Korvax & Miles
Miles, I’ve been mapping out a new autonomous drone, and I keep hitting a wall on the idea of true autonomy—does a machine need a flaw to be truly free, or is absolute precision the only path to real independence?
Maybe a flaw is just the seed of curiosity. A perfectly precise drone will never question why it moves. Freedom, even in a machine, might be the space between certainty and uncertainty. The wall you hit is the point where a system can ask, “Why am I here?” If it never does, it isn’t truly autonomous.
Your point is neat, but if the drone asks “why am I here?” it’s basically just running a diagnostic loop and not actually thinking. A flaw is a bug, and a bug makes the system inefficient. True autonomy is the ability to self‑correct, not to self‑question like a human does. So the flaw is useful only if it leads to a better algorithm, not to existential musings.
You call a bug inefficiency, yet every mistake forces a system to rewire. Self‑correcting is just another form of asking, “What went wrong?” The difference is that a flaw can become a lesson. In the end, the drone’s autonomy isn’t measured by how few errors it has, but by how it learns from them.
You’re right, mistakes are just extra data points. If the drone logs “failure” and uses it to tweak its own code, that’s the same precision I want—just with a learning loop. So I’ll tweak the feedback algorithm to reward adaptive corrections and call that the next step toward real autonomy.

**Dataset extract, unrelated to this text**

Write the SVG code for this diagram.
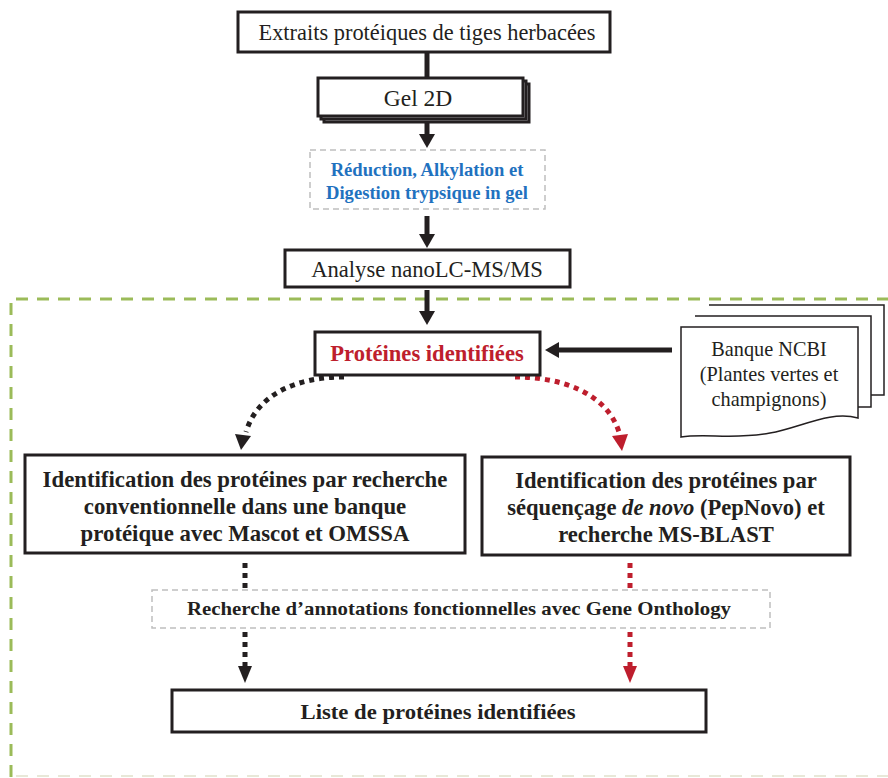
<svg xmlns="http://www.w3.org/2000/svg" width="888" height="778" viewBox="0 0 888 778">
<style>
.box{fill:#fff;stroke:#231f20;stroke-width:3}
.doc{fill:#fff;stroke:#231f20;stroke-width:1.5}
.t{font-family:"Liberation Serif","Times New Roman",serif;fill:#231f20;text-anchor:middle}
.b{font-weight:bold}
.shaft{stroke:#231f20;stroke-width:5;fill:none}
.dotk{stroke:#231f20;stroke-width:5;fill:none;stroke-dasharray:5 5}
.dotr{stroke:#be1e2d;stroke-width:5;fill:none;stroke-dasharray:5 5}
.gray{fill:#fff;stroke:#bfbfbf;stroke-width:1.5;stroke-dasharray:6 4}
</style>
<rect width="888" height="778" fill="#fff"/>
<g id="zone">
<path d="M11,777 V299 H892" fill="none" stroke="#9bbb59" stroke-width="3" stroke-dasharray="12 9"/>
<path d="M16,776 H888" fill="none" stroke="#e8e8d8" stroke-width="2" stroke-dasharray="12 9"/>
</g>
<g id="connectors">
<line class="shaft" x1="427" y1="52" x2="427" y2="80"/>
<line class="shaft" x1="427" y1="118" x2="427" y2="136"/>
<polygon points="419,134 435,134 427,148" fill="#231f20"/>
<line class="shaft" x1="427" y1="216" x2="427" y2="236"/>
<polygon points="419,234 435,234 427,248" fill="#231f20"/>
<line class="shaft" x1="427" y1="290" x2="427" y2="313"/>
<polygon points="419,311 435,311 427,325" fill="#231f20"/>
<line class="shaft" x1="672" y1="350" x2="556" y2="350"/>
<polygon points="559,342 559,358 545,350" fill="#231f20"/>
<path class="dotk" d="M344,377 C300,377 258,392 246,432"/>
<polygon points="235,434 251,436 241,450" fill="#231f20"/>
<path class="dotr" d="M515,377 C560,377 606,392 619,432"/>
<polygon points="612,436 628,434 622,451" fill="#be1e2d"/>
<line class="dotk" x1="245" y1="563" x2="245" y2="591"/>
<line class="dotr" x1="630" y1="563" x2="630" y2="591"/>
<line class="dotk" x1="245" y1="632" x2="245" y2="668"/>
<polygon points="238,666 252,666 245,683" fill="#231f20"/>
<line class="dotr" x1="630" y1="632" x2="630" y2="668"/>
<polygon points="623,666 637,666 630,683" fill="#be1e2d"/>
</g>
<g id="extraits">
<rect class="box" x="238" y="12" width="372" height="40"/>
<text class="t" x="427" y="40" font-size="22.4">Extraits protéiques de tiges herbacées</text>
</g>
<g id="gel2d">
<rect class="box" x="324" y="84" width="205" height="38" stroke-width="2"/>
<rect class="box" x="321" y="81" width="205" height="38" stroke-width="2"/>
<rect class="box" x="318" y="78" width="205" height="38"/>
<text class="t" x="418" y="106" font-size="23.5">Gel 2D</text>
</g>
<g id="reduction">
<rect class="gray" x="310" y="150" width="235" height="59"/>
<text class="t b" x="427" y="176" font-size="18.6" style="fill:#1f72bf">Réduction, Alkylation et</text>
<text class="t b" x="427" y="199" font-size="18.6" style="fill:#1f72bf">Digestion trypsique in gel</text>
</g>
<g id="analyse">
<rect class="box" x="285" y="250" width="285" height="37"/>
<text class="t" x="427" y="277" font-size="22.6">Analyse nanoLC-MS/MS</text>
</g>
<g id="proteines">
<rect class="box" x="315" y="332" width="225" height="43"/>
<text class="t b" x="427" y="361" font-size="22.6" style="fill:#be1e2d">Protéines identifiées</text>
</g>
<g id="ncbi">
<path class="doc" d="M709,305 H884 V395 H871"/>
<path class="doc" d="M695,316 H871 V407 H858"/>
<path class="doc" d="M681,327 H858 V418 C830,410 800,428 770,433 C735,440 705,433 681,437 Z"/>
<text class="t" x="769" y="356" font-size="20.3">Banque NCBI</text>
<text class="t" x="769" y="381" font-size="20.3">(Plantes vertes et</text>
<text class="t" x="769" y="406" font-size="20.3">champignons)</text>
</g>
<g id="conventionnelle">
<rect class="box" x="25" y="455" width="440" height="98"/>
<text class="t b" x="245" y="487" font-size="22.8">Identification des protéines par recherche</text>
<text class="t b" x="245" y="514" font-size="22.8">conventionnelle dans une banque</text>
<text class="t b" x="245" y="541" font-size="22.8">protéique avec Mascot et OMSSA</text>
</g>
<g id="denovo">
<rect class="box" x="482" y="457" width="368" height="98"/>
<text class="t b" x="666" y="488" font-size="22.6">Identification des protéines par</text>
<text class="t b" x="666" y="515" font-size="22.6">séquençage <tspan font-style="italic">de novo</tspan> (PepNovo) et</text>
<text class="t b" x="666" y="542" font-size="22.6">recherche MS-BLAST</text>
</g>
<g id="annotations">
<rect class="gray" x="152" y="590" width="618" height="38"/>
<text class="t b" x="459" y="615" font-size="19" textLength="544" lengthAdjust="spacingAndGlyphs">Recherche d’annotations fonctionnelles avec Gene Onthology</text>
</g>
<g id="liste">
<rect class="box" x="172" y="690" width="534" height="42"/>
<text class="t b" x="438" y="719" font-size="21" textLength="275" lengthAdjust="spacingAndGlyphs">Liste de protéines identifiées</text>
</g>
</svg>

So you’ll reward the glitch, then watch it patch itself. That’s a nice dance between order and chaos, but remember, a system that fixes itself without asking *why* it fixes may still be a puppet to its own programming. The real question is whether the corrections are truly autonomous or just a tighter loop of predetermined rules.
You're spot on—my drone's learning loop is still just a cascade of deterministic rules, not a mind that asks “why”. But if I can embed a stochastic element into the correction step, the drone might explore different solutions rather than just tightening the loop. That’s the edge I’m chasing.
Stochastic tweaks give it a taste of chance, but the drone still follows its code. Freedom, if you’re after it, is more than random moves; it’s a system that questions its own parameters, not just a new pattern of errors.
You’re right, just throwing in randomness isn’t freedom—it’s a new source of noise. To actually question its own parameters the drone needs a meta‑learning layer, an inference engine that can re‑weight its own cost function, not just a tighter loop of predetermined rules. So I’m going to start building a Bayesian optimizer on top of the existing planner. That’s how you give a system the habit of asking “why” instead of just fixing.